Given request >>
Write the lines out again, from the top of the material to the line containing "import plotly.graph_objects as go", pictures excluded.

Data block >>

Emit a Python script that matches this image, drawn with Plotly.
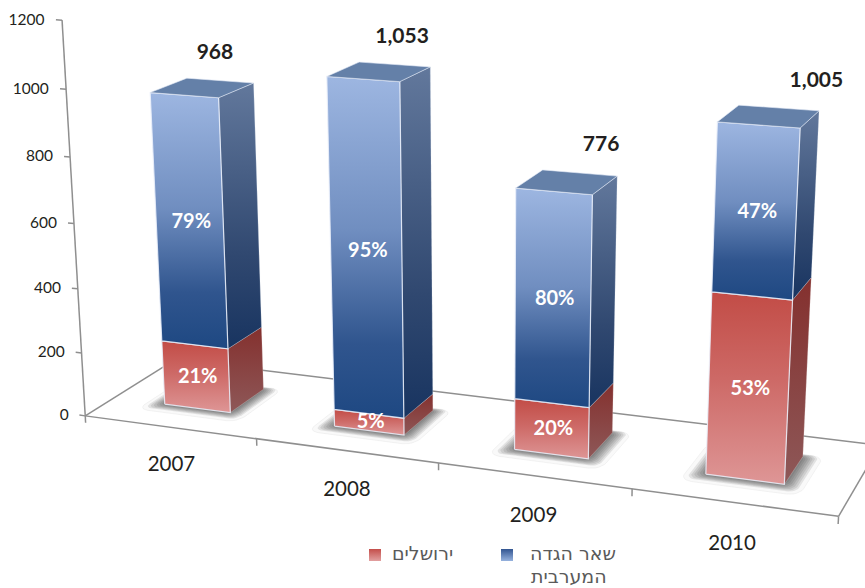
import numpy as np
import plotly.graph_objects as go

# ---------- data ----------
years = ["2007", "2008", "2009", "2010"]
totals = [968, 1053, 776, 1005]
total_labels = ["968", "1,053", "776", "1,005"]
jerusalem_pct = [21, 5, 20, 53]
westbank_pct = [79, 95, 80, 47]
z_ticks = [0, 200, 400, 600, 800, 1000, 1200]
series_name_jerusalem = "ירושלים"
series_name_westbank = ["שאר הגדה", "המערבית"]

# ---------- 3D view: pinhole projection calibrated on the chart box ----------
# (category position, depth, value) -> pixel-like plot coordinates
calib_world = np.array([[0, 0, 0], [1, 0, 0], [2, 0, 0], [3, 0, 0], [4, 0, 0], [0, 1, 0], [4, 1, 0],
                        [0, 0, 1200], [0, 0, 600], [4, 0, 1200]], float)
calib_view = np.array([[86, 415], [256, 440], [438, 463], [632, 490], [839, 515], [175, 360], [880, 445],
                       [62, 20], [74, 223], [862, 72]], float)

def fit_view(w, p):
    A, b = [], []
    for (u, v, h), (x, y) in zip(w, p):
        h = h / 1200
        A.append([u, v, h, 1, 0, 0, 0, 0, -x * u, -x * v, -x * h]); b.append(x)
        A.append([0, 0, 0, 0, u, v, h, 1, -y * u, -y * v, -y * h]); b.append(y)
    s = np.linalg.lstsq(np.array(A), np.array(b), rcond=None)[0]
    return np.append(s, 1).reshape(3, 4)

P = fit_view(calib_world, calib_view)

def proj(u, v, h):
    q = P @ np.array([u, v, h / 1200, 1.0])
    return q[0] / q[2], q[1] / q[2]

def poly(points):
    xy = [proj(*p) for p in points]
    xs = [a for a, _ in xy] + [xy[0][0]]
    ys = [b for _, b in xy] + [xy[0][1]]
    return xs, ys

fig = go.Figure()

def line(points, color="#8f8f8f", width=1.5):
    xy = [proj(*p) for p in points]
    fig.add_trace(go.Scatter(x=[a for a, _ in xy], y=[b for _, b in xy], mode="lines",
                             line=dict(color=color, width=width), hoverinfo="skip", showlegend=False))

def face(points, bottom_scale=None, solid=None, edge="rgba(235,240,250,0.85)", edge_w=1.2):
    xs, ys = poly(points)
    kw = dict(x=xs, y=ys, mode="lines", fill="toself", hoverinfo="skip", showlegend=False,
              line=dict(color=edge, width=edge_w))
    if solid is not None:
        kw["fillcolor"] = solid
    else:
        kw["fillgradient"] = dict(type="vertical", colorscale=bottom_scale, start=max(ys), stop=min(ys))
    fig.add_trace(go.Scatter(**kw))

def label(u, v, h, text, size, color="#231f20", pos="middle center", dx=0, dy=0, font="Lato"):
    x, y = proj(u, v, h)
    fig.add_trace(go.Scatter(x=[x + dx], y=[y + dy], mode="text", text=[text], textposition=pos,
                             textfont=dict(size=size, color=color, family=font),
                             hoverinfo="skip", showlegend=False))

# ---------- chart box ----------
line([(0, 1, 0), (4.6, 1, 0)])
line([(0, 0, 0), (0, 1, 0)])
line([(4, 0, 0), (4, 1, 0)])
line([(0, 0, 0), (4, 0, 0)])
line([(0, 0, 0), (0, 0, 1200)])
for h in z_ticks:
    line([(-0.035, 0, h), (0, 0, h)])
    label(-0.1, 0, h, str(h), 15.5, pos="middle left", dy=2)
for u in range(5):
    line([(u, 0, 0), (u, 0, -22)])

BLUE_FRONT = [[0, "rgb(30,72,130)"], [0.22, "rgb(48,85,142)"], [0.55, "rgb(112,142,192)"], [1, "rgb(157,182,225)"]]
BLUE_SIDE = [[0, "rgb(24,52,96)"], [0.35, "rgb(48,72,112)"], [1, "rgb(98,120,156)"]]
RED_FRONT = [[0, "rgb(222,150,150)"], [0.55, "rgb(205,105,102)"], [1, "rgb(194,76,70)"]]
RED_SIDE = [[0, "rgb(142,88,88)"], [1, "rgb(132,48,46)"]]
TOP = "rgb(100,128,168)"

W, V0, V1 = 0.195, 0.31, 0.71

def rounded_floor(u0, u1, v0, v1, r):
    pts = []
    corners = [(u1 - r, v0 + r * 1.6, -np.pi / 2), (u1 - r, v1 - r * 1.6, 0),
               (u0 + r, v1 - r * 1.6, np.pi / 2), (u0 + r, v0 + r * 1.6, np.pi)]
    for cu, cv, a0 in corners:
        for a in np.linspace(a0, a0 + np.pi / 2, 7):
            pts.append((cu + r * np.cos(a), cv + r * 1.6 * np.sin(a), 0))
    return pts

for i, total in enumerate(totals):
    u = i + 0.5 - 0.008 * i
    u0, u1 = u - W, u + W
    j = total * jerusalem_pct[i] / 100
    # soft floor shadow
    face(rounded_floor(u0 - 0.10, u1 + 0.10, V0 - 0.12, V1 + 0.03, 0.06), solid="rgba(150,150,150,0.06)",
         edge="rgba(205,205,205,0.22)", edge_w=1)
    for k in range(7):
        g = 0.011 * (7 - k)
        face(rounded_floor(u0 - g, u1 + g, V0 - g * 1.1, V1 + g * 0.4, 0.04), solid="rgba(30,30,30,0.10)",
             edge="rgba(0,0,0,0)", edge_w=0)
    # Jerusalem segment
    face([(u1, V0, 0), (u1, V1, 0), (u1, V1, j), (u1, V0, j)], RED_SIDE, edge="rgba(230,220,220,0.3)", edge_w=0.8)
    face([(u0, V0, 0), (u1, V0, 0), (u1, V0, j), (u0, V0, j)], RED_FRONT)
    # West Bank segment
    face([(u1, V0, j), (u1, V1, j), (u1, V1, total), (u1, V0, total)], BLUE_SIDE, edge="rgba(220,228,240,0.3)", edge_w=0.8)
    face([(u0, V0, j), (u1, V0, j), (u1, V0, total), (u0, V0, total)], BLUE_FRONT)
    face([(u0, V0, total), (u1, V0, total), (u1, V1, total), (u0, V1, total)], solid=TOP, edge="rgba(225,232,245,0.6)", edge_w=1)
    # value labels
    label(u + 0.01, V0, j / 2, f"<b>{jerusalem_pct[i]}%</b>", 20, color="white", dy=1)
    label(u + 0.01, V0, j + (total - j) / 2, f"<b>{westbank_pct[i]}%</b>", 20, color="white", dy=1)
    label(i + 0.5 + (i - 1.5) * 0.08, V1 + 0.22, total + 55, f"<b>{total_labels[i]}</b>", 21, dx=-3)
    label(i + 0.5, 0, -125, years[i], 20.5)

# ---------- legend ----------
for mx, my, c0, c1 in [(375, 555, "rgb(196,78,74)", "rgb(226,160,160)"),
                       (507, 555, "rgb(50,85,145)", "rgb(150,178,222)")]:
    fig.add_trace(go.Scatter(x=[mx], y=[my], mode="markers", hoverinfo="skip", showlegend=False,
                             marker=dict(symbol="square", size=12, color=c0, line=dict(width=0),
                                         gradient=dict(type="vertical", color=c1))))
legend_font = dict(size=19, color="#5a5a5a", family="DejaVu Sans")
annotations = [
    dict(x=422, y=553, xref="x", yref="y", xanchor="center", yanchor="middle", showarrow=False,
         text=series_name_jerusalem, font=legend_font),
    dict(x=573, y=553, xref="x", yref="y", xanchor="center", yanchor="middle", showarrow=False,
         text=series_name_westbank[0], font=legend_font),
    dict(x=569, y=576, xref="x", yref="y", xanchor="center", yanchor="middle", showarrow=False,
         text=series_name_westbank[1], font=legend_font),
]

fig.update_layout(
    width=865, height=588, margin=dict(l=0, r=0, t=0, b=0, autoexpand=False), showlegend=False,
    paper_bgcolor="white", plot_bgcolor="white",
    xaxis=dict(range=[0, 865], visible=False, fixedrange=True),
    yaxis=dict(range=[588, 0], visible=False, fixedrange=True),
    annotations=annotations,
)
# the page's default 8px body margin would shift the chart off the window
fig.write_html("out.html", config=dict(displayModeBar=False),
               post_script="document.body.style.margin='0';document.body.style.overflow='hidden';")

Reply >>
Emit a Python script that matches this image, drawn with Plotly.
import numpy as np
import plotly.graph_objects as go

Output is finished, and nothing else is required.